Forward Guidance Signals a Slow and Limited Cutting Cycle
The language in the post-meeting statement was recycled from December 2024, a period when the Fed paused rate reductions for nine months. That framing suggests the bar for further cuts is high. The latest dot plot reinforced this caution, showing only one projected cut in 2026 and one in 2027, leaving the funds rate near a 3% longer-run level. These projections were unchanged, underscoring reluctance to accelerate easing even as growth estimates shift.
Economic Outlook: Inflation Stubborn, Growth Revised Higher
Officials upgraded the 2026 GDP outlook to 2.3%, reflecting firmer economic momentum. But inflation remains stuck above target, with the Fed’s preferred measure running at 2.8% in the latest available data. Policymakers still expect inflation to stay above 2% until 2028, limiting their willingness to cut quickly. Labor-market readings indicate a low-hiring environment, though private-sector layoff announcements above 1.1 million through November point to possible cooling ahead.
Balance Sheet Pivot Adds Liquidity at a Sensitive Moment
The Fed confirmed it will resume Treasury purchases, starting with $40 billion in T-bills on Friday, following its decision to halt balance sheet runoff. Purchases are expected to remain elevated for several months. The move addresses recent funding-market pressures and adds liquidity during a period marked by delayed economic data due to the government shutdown.

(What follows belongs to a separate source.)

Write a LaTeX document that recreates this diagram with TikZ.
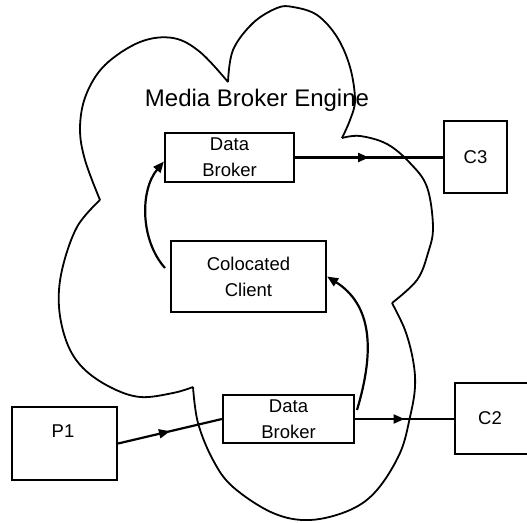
\documentclass[tikz,border=0pt]{standalone}
\usepackage{fontspec}
\setmainfont{Liberation Sans}
\usetikzlibrary{arrows.meta,decorations.markings}

\tikzset{
  box/.style={draw, line width=2.2pt, rectangle, inner sep=0pt, align=center,
              font=\fontsize{18.5}{26}\selectfont},
  lbl/.style={inner sep=0pt, font=\fontsize{18.5}{26}\selectfont},
  cloudline/.style={line width=1.8pt, line join=round},
  tipstyle/.style={-{Triangle[length=11pt,width=9pt]}},
  flow/.style={line width=2.2pt},
  midarrow/.style={flow, postaction={decorate},
    decoration={markings, mark=at position 0.5 with {\arrow{Triangle[length=11pt,width=9pt]}}}},
}

\begin{document}
\begin{tikzpicture}[x=1pt, y=-1pt]
\useasboundingbox (0,0) rectangle (527,522);
\clip (0,0) rectangle (527,522);
\fill[white] (0,0) rectangle (527,522);

% engine outline: five lobes meeting at cusps
\draw[cloudline] plot[smooth, tension=0.6] coordinates {
  (100,200) (85,160) (80,128) (86,95) (105,65) (140,42) (173,38) (200,52) (228,82)};
\draw[cloudline] plot[smooth, tension=0.6] coordinates {
  (228,82) (233,50) (253,23) (277,8) (293,7) (317,15) (337,37) (350,67) (355,100) (350,120) (342,138)};
\draw[cloudline] plot[smooth, tension=0.6] coordinates {
  (342,138) (360,136) (387,144) (410,163) (427,187) (433,227) (428,253) (417,280) (392,303)};
\draw[cloudline] plot[smooth, tension=0.6] coordinates {
  (392,303) (405,330) (413,360) (415,387) (410,417) (400,453) (377,490) (350,510) (310,520)
  (273,513) (233,487) (213,460) (198,423) (193,387)};
\draw[cloudline] plot[smooth, tension=0.6] coordinates {
  (193,387) (173,393) (140,397) (110,387) (83,368) (67,343) (59,307) (62,270) (77,227) (100,200)};

\node[inner sep=0pt, font=\fontsize{24}{28}\selectfont] (title) at (257,100) {Media Broker Engine};

% boxes
\node[box, minimum width=129pt, minimum height=49pt] (db1) at (229.5,157.5) {Data\\Broker};
\node[box, minimum width=63pt, minimum height=72pt] (c3) at (475.5,157) {C3};
\node[box, minimum width=155pt, minimum height=71pt] (cc) at (248.5,276.5) {Colocated\\Client};
\node[box, minimum width=131pt, minimum height=48pt] (db2) at (288.5,419) {Data\\Broker};
\node[box, minimum width=105pt, minimum height=73pt] (p1) at (64.5,443.5) {};
\node[lbl] (p1t) at (63,431) {P1};
\node[box, minimum width=85pt, minimum height=71pt] (c2) at (497.5,418.5) {};
\node[lbl] (c2t) at (490,418.5) {C2};

% straight flows
\draw[midarrow] (db1.east) -- (db1.east -| c3.west);
\draw[midarrow] (db2.east) -- (db2.east -| c2.west);
\draw[midarrow] (p1.east) -- (db2.west);

% curved flows
\coordinate (s1) at (165,268);
\coordinate (s2) at (357,410);
\draw[flow, tipstyle] (s1) .. controls (140,240) and (140,190) .. ([yshift=-4pt]db1.west);
\draw[flow, tipstyle] (s2) .. controls (375,350) and (372,305) .. (cc.east);
\end{tikzpicture}
\end{document}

Political Pressure Builds as Powell Nears Transition
Chair Jerome Powell has only three meetings left before President Donald Trump’s nominee takes over. Prediction markets currently favor NEC Chair Kevin Hassett, viewed by some traders as more inclined toward aggressive easing. This political backdrop may reinforce caution within the current committee as it seeks to maintain credibility during the transition.
Market Forecast: Bearish for Rate-Sensitive Assets
Given persistent inflation, rising dissent, and explicit signals of limited room for further cuts, the near-term outlook leans bearish for rate-sensitive assets. Traders should expect slower easing, reduced policy clarity, and elevated sensitivity to incoming inflation and labor data.